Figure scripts
==========
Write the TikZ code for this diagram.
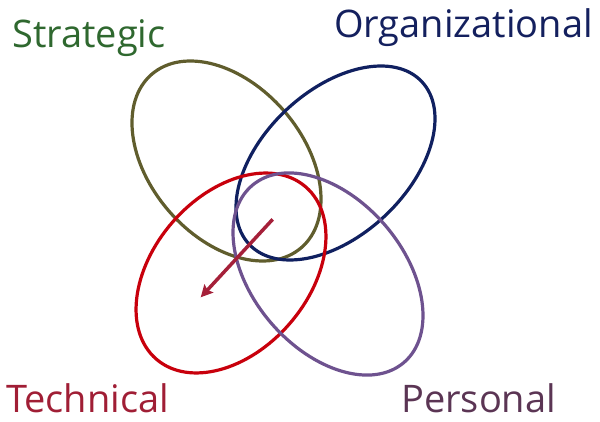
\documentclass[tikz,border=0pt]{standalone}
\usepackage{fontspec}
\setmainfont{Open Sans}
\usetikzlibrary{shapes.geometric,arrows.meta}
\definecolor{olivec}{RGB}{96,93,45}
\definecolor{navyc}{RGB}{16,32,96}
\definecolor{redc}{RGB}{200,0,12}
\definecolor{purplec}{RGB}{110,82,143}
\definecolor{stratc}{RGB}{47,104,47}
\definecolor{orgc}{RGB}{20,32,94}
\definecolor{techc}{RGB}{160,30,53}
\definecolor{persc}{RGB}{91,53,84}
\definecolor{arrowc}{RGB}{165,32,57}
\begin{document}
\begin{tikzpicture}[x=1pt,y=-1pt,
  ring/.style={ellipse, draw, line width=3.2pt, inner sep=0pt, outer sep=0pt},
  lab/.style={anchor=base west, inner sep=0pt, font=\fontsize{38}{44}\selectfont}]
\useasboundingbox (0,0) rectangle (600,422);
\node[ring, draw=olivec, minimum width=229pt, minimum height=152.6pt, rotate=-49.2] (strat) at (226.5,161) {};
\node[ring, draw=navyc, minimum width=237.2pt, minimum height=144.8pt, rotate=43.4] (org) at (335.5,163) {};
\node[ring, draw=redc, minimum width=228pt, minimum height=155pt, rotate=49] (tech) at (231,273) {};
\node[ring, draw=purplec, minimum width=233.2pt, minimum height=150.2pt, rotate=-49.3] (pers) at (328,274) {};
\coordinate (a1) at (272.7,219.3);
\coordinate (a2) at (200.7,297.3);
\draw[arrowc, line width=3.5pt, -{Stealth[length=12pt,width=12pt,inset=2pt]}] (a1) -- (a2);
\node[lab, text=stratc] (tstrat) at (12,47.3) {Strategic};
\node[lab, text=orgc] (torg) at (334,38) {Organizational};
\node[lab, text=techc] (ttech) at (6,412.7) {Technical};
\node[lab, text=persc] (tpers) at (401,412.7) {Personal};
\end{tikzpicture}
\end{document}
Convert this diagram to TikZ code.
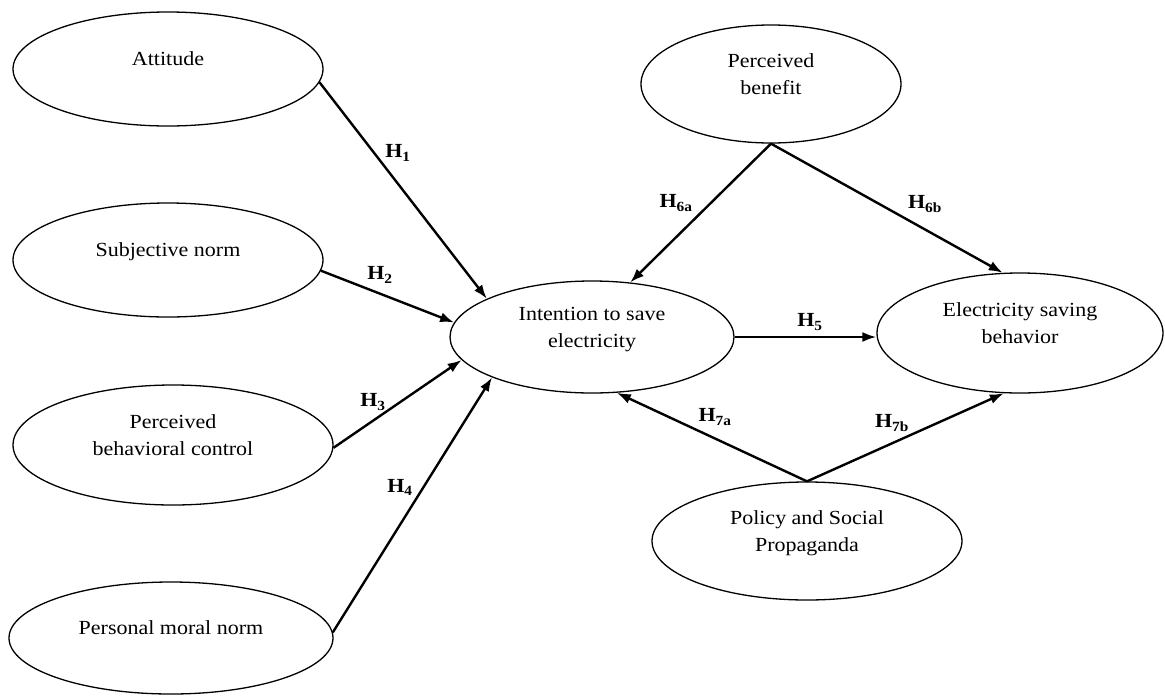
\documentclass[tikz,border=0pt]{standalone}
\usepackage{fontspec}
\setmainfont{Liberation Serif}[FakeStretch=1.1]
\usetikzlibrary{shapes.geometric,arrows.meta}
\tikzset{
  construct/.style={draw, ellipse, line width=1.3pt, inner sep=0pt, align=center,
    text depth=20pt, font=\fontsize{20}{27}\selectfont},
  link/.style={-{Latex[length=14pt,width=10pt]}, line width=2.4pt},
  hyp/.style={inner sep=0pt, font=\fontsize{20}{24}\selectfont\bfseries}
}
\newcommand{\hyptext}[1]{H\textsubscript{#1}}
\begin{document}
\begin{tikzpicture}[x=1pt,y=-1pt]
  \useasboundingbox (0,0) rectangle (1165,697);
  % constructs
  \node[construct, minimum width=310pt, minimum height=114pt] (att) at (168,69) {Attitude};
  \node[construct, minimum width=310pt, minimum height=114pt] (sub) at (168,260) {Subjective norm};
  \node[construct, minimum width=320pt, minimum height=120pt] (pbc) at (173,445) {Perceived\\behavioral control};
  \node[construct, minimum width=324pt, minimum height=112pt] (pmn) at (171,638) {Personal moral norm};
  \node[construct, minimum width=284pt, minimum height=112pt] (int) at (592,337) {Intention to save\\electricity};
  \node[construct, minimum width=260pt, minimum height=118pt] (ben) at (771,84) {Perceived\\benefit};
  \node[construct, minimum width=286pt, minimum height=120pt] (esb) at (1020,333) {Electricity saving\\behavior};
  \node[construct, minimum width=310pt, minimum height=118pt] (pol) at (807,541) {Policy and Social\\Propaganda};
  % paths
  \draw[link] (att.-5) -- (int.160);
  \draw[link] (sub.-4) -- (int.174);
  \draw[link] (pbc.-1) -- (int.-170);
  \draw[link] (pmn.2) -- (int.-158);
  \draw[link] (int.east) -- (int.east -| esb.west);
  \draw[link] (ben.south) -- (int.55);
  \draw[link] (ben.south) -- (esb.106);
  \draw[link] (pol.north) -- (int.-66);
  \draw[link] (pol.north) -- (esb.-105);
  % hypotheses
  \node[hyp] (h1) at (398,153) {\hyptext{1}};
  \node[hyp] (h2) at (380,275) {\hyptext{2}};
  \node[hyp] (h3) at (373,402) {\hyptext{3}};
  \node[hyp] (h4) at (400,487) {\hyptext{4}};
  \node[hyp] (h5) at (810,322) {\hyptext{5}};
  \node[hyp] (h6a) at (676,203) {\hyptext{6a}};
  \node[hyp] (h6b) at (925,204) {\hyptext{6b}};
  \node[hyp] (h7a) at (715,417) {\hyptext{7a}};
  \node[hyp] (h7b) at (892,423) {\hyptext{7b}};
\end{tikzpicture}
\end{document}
==========
In the listing, find every line containing the word "diagram" and list it.

### Full solution
Write the TikZ code for this diagram.
Convert this diagram to TikZ code.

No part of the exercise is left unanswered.